> [WRITTEN INSTRUCTION]: Please transcribe the data that follows without the pictures, keeping every word the same.
-- start of SUPPLIED MATERIAL --
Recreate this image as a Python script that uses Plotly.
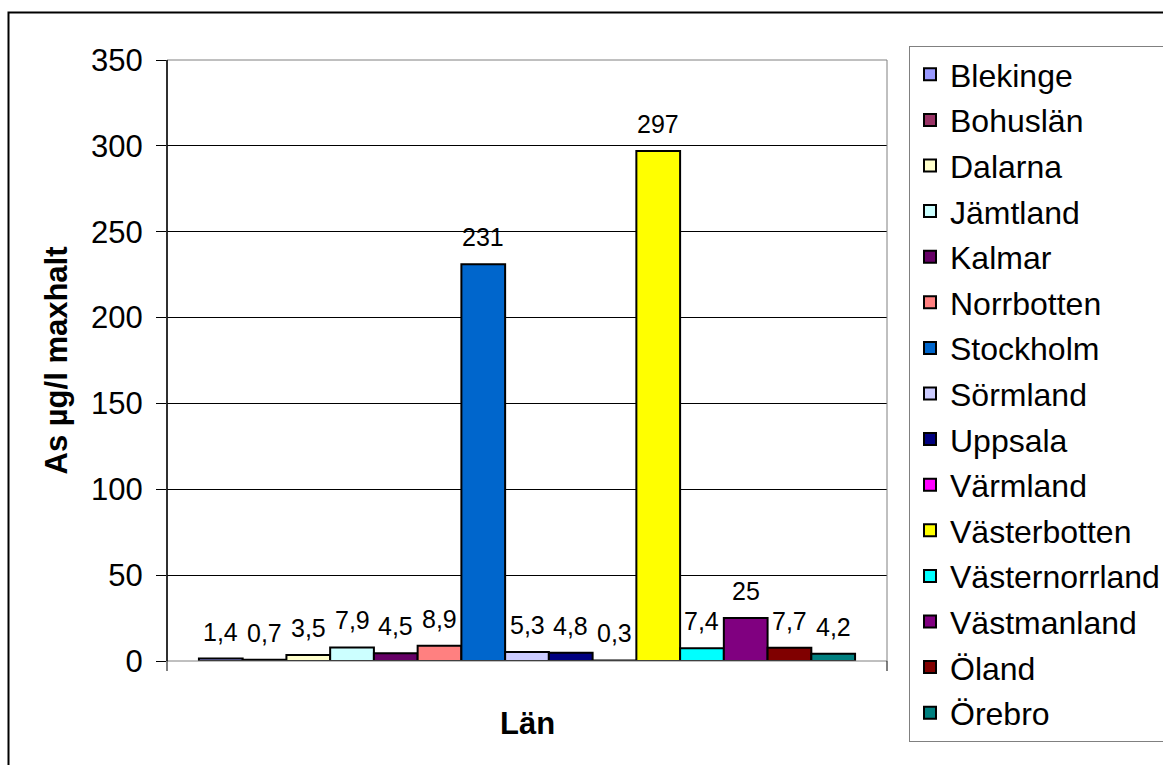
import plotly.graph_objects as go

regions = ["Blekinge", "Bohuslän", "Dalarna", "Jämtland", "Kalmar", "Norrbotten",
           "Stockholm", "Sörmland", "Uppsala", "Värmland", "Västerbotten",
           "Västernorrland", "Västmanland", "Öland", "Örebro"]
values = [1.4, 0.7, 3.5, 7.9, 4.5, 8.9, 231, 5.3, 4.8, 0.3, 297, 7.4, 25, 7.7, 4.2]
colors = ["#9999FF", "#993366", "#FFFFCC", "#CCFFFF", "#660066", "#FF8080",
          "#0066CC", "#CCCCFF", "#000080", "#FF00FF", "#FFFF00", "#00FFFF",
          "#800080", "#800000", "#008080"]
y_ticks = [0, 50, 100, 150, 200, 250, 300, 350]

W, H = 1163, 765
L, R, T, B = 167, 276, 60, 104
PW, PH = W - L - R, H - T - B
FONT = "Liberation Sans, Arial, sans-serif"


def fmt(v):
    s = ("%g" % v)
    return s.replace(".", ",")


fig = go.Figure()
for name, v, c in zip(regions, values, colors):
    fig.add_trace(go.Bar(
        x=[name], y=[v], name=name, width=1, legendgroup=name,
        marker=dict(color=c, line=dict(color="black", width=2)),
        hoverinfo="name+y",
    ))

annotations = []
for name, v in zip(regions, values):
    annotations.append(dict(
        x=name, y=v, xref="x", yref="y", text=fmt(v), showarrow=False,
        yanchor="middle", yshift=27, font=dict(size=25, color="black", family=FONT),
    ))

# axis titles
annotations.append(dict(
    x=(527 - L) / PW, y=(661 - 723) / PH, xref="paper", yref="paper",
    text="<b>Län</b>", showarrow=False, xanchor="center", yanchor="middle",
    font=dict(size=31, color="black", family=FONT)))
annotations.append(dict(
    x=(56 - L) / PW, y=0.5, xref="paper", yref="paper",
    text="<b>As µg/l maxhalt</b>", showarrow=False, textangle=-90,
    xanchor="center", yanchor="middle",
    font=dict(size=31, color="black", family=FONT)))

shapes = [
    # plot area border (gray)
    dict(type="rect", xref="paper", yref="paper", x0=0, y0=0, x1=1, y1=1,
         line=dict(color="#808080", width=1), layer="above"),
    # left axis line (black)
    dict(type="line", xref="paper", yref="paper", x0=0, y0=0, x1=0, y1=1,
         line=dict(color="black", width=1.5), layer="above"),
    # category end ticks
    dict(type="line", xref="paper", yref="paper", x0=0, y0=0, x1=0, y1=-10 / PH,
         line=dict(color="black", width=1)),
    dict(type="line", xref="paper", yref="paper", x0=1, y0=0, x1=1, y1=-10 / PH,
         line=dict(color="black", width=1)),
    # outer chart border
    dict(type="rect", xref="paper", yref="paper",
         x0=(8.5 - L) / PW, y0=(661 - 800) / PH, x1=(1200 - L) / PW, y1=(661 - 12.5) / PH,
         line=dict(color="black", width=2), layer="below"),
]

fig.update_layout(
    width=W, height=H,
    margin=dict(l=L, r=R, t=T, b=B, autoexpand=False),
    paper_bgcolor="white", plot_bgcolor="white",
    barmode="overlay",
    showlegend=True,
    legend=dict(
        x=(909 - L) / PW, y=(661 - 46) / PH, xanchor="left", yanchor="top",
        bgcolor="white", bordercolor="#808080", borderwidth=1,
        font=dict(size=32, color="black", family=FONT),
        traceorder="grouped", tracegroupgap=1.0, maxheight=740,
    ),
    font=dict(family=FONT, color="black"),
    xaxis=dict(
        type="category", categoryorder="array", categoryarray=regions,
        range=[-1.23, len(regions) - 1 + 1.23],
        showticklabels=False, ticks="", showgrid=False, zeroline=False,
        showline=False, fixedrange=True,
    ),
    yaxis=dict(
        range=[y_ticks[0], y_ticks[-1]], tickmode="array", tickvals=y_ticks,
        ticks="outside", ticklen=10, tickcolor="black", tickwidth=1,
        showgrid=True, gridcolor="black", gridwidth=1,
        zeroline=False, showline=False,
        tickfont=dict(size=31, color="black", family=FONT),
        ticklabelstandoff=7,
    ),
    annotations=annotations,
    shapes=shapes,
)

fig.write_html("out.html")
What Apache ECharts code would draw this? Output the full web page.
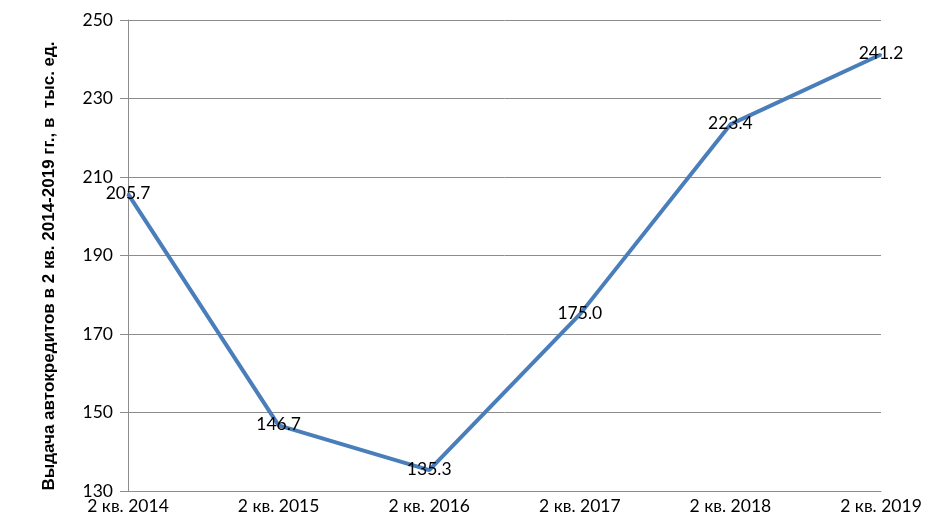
-- end of SUPPLIED MATERIAL --
> [ANSWER TO THE TASK]:
Recreate this image as a Python script that uses Plotly.
import plotly.graph_objects as go

regions = ["Blekinge", "Bohuslän", "Dalarna", "Jämtland", "Kalmar", "Norrbotten",
           "Stockholm", "Sörmland", "Uppsala", "Värmland", "Västerbotten",
           "Västernorrland", "Västmanland", "Öland", "Örebro"]
values = [1.4, 0.7, 3.5, 7.9, 4.5, 8.9, 231, 5.3, 4.8, 0.3, 297, 7.4, 25, 7.7, 4.2]
colors = ["#9999FF", "#993366", "#FFFFCC", "#CCFFFF", "#660066", "#FF8080",
          "#0066CC", "#CCCCFF", "#000080", "#FF00FF", "#FFFF00", "#00FFFF",
          "#800080", "#800000", "#008080"]
y_ticks = [0, 50, 100, 150, 200, 250, 300, 350]

W, H = 1163, 765
L, R, T, B = 167, 276, 60, 104
PW, PH = W - L - R, H - T - B
FONT = "Liberation Sans, Arial, sans-serif"


def fmt(v):
    s = ("%g" % v)
    return s.replace(".", ",")


fig = go.Figure()
for name, v, c in zip(regions, values, colors):
    fig.add_trace(go.Bar(
        x=[name], y=[v], name=name, width=1, legendgroup=name,
        marker=dict(color=c, line=dict(color="black", width=2)),
        hoverinfo="name+y",
    ))

annotations = []
for name, v in zip(regions, values):
    annotations.append(dict(
        x=name, y=v, xref="x", yref="y", text=fmt(v), showarrow=False,
        yanchor="middle", yshift=27, font=dict(size=25, color="black", family=FONT),
    ))

# axis titles
annotations.append(dict(
    x=(527 - L) / PW, y=(661 - 723) / PH, xref="paper", yref="paper",
    text="<b>Län</b>", showarrow=False, xanchor="center", yanchor="middle",
    font=dict(size=31, color="black", family=FONT)))
annotations.append(dict(
    x=(56 - L) / PW, y=0.5, xref="paper", yref="paper",
    text="<b>As µg/l maxhalt</b>", showarrow=False, textangle=-90,
    xanchor="center", yanchor="middle",
    font=dict(size=31, color="black", family=FONT)))

shapes = [
    # plot area border (gray)
    dict(type="rect", xref="paper", yref="paper", x0=0, y0=0, x1=1, y1=1,
         line=dict(color="#808080", width=1), layer="above"),
    # left axis line (black)
    dict(type="line", xref="paper", yref="paper", x0=0, y0=0, x1=0, y1=1,
         line=dict(color="black", width=1.5), layer="above"),
    # category end ticks
    dict(type="line", xref="paper", yref="paper", x0=0, y0=0, x1=0, y1=-10 / PH,
         line=dict(color="black", width=1)),
    dict(type="line", xref="paper", yref="paper", x0=1, y0=0, x1=1, y1=-10 / PH,
         line=dict(color="black", width=1)),
    # outer chart border
    dict(type="rect", xref="paper", yref="paper",
         x0=(8.5 - L) / PW, y0=(661 - 800) / PH, x1=(1200 - L) / PW, y1=(661 - 12.5) / PH,
         line=dict(color="black", width=2), layer="below"),
]

fig.update_layout(
    width=W, height=H,
    margin=dict(l=L, r=R, t=T, b=B, autoexpand=False),
    paper_bgcolor="white", plot_bgcolor="white",
    barmode="overlay",
    showlegend=True,
    legend=dict(
        x=(909 - L) / PW, y=(661 - 46) / PH, xanchor="left", yanchor="top",
        bgcolor="white", bordercolor="#808080", borderwidth=1,
        font=dict(size=32, color="black", family=FONT),
        traceorder="grouped", tracegroupgap=1.0, maxheight=740,
    ),
    font=dict(family=FONT, color="black"),
    xaxis=dict(
        type="category", categoryorder="array", categoryarray=regions,
        range=[-1.23, len(regions) - 1 + 1.23],
        showticklabels=False, ticks="", showgrid=False, zeroline=False,
        showline=False, fixedrange=True,
    ),
    yaxis=dict(
        range=[y_ticks[0], y_ticks[-1]], tickmode="array", tickvals=y_ticks,
        ticks="outside", ticklen=10, tickcolor="black", tickwidth=1,
        showgrid=True, gridcolor="black", gridwidth=1,
        zeroline=False, showline=False,
        tickfont=dict(size=31, color="black", family=FONT),
        ticklabelstandoff=7,
    ),
    annotations=annotations,
    shapes=shapes,
)

fig.write_html("out.html")
What Apache ECharts code would draw this? Output the full web page.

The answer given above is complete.